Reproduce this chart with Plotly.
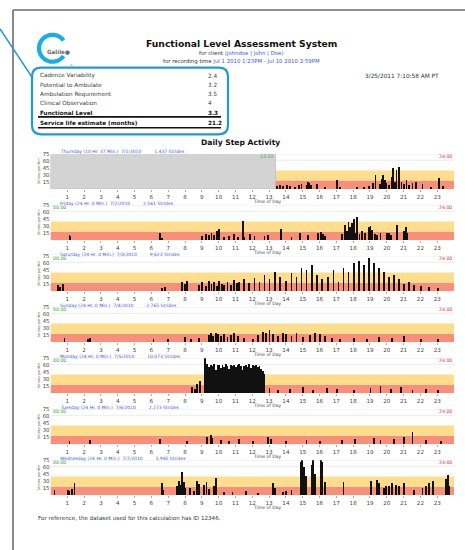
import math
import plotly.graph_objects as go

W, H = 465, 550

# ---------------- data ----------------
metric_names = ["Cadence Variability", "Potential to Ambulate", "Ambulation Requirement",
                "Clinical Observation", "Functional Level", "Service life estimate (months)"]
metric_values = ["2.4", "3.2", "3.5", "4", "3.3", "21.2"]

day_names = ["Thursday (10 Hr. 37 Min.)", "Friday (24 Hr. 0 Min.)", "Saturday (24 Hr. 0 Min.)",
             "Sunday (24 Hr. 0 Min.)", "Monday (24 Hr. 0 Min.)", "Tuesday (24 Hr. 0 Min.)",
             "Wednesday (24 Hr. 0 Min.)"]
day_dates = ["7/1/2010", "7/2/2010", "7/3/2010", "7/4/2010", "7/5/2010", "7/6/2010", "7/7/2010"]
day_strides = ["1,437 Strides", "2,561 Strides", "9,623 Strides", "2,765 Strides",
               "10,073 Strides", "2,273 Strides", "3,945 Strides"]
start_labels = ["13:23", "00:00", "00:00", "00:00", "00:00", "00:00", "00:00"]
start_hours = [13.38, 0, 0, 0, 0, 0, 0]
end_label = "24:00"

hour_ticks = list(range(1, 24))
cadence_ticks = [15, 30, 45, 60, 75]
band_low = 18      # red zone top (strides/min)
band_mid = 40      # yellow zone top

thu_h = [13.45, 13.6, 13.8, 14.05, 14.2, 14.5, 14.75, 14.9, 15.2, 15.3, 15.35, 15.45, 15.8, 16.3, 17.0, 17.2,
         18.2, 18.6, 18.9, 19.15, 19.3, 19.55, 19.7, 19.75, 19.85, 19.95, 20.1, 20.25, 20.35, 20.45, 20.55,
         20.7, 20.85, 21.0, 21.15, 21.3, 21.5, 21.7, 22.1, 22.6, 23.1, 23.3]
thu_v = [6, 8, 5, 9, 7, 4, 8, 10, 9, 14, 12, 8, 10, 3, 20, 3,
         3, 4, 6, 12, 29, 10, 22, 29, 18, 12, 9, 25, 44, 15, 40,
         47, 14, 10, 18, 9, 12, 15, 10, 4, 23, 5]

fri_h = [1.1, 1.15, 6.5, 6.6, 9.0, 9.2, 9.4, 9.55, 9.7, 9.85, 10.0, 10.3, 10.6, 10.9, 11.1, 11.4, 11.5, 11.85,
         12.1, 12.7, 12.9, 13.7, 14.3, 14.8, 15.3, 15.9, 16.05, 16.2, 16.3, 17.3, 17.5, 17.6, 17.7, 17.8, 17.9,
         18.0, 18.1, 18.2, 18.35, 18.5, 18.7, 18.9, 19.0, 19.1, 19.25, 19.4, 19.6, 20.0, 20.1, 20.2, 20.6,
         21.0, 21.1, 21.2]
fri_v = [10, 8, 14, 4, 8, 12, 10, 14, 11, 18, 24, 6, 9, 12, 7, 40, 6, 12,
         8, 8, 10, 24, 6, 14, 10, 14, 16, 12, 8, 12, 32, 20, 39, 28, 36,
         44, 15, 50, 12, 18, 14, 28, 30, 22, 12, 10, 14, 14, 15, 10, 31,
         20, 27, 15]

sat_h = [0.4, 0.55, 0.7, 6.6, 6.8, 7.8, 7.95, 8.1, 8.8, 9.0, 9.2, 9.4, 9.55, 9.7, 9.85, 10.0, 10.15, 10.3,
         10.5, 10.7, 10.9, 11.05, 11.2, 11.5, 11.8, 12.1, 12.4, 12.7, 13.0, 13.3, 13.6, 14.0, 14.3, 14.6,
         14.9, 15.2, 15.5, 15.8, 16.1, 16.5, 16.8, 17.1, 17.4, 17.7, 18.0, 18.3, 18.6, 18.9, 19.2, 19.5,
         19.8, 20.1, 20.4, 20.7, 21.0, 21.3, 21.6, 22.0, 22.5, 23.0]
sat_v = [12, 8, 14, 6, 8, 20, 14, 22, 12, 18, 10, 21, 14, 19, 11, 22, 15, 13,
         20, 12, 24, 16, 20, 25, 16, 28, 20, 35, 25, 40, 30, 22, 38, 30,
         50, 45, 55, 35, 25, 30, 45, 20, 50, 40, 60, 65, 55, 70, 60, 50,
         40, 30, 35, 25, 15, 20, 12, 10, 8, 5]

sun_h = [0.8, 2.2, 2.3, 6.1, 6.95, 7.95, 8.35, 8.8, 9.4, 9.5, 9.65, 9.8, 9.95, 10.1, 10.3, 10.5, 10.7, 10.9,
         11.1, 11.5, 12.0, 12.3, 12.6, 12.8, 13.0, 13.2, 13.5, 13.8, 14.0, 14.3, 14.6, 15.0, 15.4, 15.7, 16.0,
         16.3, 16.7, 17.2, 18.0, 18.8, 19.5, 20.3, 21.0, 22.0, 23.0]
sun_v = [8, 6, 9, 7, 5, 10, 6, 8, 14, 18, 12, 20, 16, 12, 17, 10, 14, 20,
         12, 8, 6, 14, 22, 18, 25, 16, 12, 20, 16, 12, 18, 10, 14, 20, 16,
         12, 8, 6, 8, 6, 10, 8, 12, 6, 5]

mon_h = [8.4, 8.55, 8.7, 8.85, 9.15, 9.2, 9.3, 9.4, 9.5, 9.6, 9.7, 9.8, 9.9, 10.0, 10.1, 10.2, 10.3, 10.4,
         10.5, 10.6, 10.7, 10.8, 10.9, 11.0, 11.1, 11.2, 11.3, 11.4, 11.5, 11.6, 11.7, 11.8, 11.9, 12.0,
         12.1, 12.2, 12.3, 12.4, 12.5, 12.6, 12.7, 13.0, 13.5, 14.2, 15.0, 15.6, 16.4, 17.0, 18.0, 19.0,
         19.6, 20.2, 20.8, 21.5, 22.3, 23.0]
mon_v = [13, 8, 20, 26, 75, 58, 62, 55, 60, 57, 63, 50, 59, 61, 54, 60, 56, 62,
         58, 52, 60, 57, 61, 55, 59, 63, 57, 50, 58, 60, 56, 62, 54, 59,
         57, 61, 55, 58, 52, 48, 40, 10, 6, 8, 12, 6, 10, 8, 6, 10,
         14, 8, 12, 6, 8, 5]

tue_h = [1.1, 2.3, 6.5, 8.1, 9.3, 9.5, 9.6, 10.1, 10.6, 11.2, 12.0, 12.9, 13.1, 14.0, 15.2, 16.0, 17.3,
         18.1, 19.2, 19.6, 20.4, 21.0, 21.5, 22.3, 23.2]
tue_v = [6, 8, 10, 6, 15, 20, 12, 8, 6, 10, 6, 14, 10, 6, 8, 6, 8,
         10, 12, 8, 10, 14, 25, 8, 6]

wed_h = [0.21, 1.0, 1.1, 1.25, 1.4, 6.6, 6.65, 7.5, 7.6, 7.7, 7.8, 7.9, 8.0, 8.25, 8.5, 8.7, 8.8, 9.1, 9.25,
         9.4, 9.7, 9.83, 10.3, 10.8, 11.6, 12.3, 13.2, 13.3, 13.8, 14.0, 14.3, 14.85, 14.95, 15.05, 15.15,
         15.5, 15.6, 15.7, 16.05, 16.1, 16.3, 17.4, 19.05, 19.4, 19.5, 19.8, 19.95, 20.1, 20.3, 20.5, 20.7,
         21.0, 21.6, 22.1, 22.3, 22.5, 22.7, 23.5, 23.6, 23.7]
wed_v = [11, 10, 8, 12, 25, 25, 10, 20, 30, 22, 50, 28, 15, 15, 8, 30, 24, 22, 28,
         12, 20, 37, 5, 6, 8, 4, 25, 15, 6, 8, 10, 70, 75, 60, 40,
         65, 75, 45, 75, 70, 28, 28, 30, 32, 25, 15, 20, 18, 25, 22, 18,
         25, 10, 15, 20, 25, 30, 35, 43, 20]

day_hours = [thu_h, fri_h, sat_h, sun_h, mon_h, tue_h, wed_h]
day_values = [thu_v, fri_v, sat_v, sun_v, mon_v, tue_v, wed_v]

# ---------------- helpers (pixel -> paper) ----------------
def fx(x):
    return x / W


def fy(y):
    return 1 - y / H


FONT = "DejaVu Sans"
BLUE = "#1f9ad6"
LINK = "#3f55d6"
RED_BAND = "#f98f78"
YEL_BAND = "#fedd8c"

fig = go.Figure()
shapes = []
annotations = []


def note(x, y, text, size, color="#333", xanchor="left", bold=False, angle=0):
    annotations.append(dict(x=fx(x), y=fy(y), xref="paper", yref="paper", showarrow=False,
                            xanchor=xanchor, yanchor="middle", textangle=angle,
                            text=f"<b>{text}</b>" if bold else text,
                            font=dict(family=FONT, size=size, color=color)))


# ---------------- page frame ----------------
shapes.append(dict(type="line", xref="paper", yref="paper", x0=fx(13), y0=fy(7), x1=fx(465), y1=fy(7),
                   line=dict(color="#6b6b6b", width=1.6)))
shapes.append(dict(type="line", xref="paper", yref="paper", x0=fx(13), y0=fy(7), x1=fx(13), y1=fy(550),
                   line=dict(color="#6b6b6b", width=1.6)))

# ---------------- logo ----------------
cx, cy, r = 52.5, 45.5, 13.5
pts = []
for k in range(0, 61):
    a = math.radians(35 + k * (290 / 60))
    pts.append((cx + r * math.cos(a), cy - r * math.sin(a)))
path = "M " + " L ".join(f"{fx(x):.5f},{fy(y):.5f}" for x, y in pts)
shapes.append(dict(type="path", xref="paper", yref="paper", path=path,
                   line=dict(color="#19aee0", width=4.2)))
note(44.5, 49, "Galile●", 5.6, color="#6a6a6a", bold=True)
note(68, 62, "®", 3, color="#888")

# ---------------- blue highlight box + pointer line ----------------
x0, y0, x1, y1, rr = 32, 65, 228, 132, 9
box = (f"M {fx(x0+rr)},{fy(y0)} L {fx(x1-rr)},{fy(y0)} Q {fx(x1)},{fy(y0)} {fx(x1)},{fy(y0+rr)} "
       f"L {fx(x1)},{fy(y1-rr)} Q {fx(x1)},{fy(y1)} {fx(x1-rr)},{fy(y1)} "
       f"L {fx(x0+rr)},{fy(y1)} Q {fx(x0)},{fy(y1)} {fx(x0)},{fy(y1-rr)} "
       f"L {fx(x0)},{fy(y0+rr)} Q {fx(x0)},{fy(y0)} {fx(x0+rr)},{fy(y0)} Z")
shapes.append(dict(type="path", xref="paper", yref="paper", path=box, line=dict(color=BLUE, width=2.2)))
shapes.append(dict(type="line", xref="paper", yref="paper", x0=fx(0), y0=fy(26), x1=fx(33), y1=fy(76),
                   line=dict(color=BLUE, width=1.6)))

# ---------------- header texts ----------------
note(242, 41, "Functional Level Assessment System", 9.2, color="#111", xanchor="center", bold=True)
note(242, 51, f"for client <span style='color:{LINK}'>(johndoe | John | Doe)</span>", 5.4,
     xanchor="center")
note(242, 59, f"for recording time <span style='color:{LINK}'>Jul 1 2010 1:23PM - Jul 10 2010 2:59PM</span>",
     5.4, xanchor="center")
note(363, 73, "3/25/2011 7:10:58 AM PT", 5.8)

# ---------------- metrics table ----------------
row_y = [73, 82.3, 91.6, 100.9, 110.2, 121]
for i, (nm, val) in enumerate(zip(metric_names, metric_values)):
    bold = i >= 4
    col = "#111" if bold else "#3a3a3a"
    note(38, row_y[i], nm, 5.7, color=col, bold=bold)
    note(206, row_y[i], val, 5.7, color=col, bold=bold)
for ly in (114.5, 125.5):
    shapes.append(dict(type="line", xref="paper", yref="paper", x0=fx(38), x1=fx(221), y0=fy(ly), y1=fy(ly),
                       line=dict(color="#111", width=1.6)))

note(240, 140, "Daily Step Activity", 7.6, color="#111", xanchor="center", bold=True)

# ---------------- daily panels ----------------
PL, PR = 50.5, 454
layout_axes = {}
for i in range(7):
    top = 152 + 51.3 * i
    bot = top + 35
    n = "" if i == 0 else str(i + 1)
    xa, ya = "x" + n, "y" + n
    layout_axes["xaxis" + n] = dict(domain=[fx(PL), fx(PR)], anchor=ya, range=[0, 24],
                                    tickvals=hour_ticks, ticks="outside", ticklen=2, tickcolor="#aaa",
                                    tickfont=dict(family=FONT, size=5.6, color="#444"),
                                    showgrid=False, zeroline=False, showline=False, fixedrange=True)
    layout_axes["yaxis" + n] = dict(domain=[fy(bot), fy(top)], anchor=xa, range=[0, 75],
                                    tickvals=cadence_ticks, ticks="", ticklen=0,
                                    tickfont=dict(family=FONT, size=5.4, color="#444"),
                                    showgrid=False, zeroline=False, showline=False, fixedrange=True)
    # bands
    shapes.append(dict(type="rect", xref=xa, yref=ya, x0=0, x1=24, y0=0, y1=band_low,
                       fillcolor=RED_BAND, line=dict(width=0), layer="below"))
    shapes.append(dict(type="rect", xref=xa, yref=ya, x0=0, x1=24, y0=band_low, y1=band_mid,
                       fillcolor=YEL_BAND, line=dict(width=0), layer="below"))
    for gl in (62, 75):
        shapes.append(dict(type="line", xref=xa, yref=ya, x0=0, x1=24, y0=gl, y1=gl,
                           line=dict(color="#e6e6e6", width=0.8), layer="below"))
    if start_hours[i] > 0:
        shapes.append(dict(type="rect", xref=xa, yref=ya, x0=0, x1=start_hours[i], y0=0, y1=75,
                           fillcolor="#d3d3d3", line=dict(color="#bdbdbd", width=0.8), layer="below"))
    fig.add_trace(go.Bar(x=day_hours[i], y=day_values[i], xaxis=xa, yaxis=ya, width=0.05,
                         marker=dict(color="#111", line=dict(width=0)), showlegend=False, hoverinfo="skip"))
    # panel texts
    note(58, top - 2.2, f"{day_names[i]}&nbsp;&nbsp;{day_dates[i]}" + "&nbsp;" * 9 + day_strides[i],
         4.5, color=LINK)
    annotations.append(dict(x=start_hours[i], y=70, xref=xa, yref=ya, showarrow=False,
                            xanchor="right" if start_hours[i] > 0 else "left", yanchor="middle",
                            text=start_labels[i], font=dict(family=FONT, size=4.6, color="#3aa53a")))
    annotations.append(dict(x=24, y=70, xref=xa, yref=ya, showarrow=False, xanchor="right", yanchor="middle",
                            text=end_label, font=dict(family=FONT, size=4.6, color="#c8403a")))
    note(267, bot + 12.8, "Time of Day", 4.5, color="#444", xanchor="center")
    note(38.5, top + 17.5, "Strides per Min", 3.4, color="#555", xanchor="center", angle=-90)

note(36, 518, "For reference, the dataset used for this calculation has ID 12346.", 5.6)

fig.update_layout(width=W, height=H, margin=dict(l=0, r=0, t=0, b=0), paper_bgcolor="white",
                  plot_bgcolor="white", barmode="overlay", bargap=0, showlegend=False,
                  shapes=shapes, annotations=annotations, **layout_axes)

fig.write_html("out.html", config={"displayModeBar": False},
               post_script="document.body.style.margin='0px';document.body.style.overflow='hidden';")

□ □ □ □

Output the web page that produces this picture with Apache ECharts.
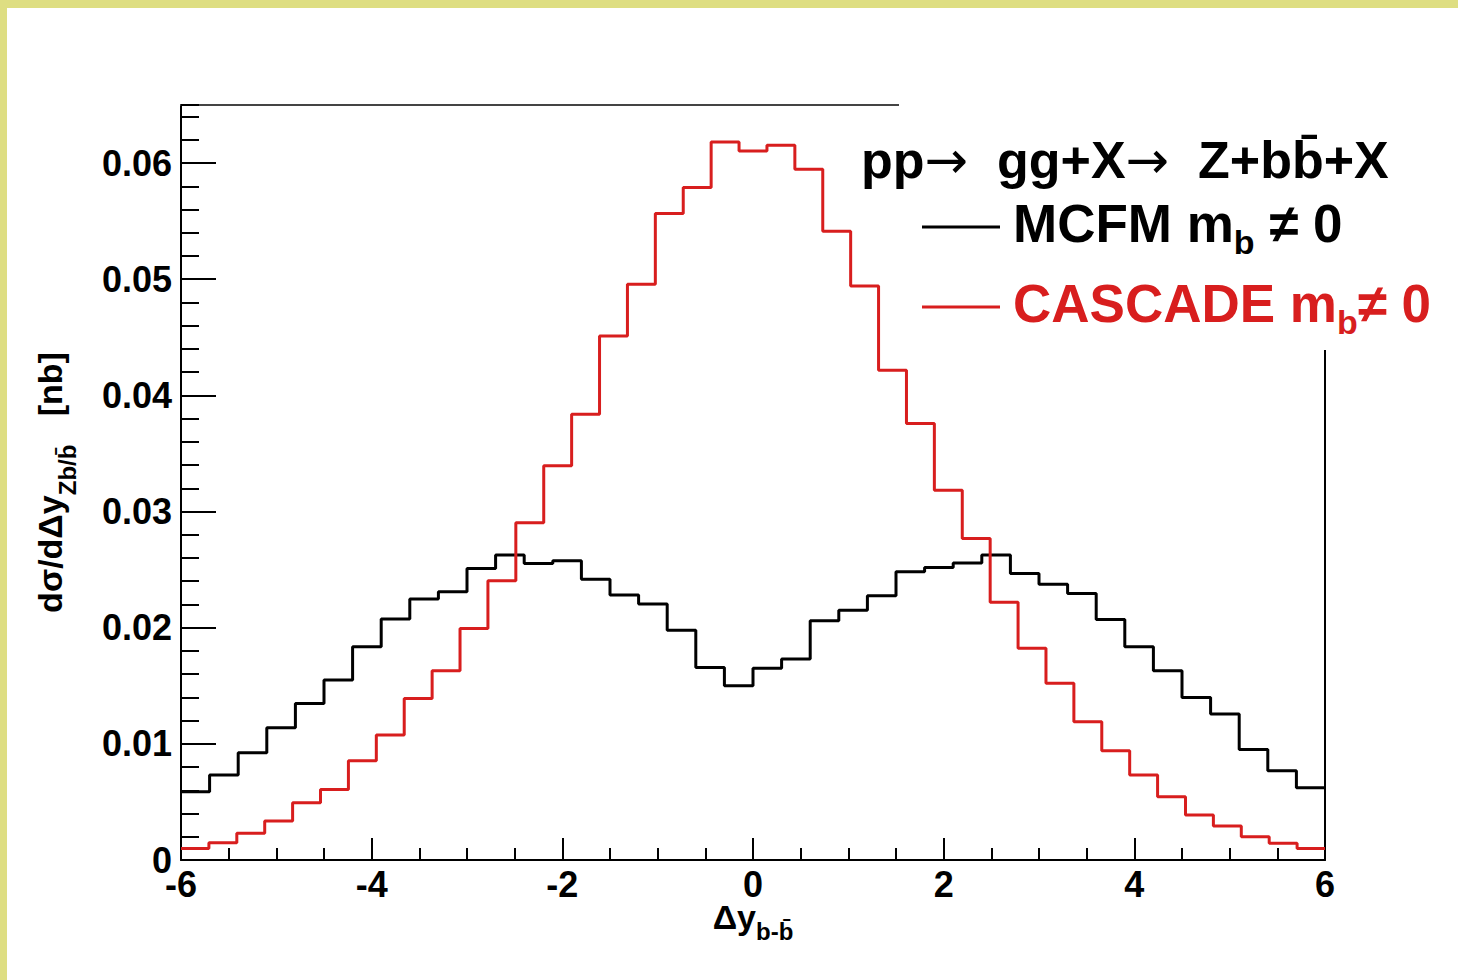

□ □ □ □

== Task description ==
Extract exactly the lines running from the line containing "Reproduce this chart with Plotly." to the line containing "band_mid = 40", with both end lines included and all pictures left out.

== Result of this exercise ==
Reproduce this chart with Plotly.
import math
import plotly.graph_objects as go

W, H = 465, 550

# ---------------- data ----------------
metric_names = ["Cadence Variability", "Potential to Ambulate", "Ambulation Requirement",
                "Clinical Observation", "Functional Level", "Service life estimate (months)"]
metric_values = ["2.4", "3.2", "3.5", "4", "3.3", "21.2"]

day_names = ["Thursday (10 Hr. 37 Min.)", "Friday (24 Hr. 0 Min.)", "Saturday (24 Hr. 0 Min.)",
             "Sunday (24 Hr. 0 Min.)", "Monday (24 Hr. 0 Min.)", "Tuesday (24 Hr. 0 Min.)",
             "Wednesday (24 Hr. 0 Min.)"]
day_dates = ["7/1/2010", "7/2/2010", "7/3/2010", "7/4/2010", "7/5/2010", "7/6/2010", "7/7/2010"]
day_strides = ["1,437 Strides", "2,561 Strides", "9,623 Strides", "2,765 Strides",
               "10,073 Strides", "2,273 Strides", "3,945 Strides"]
start_labels = ["13:23", "00:00", "00:00", "00:00", "00:00", "00:00", "00:00"]
start_hours = [13.38, 0, 0, 0, 0, 0, 0]
end_label = "24:00"

hour_ticks = list(range(1, 24))
cadence_ticks = [15, 30, 45, 60, 75]
band_low = 18      # red zone top (strides/min)
band_mid = 40      # yellow zone top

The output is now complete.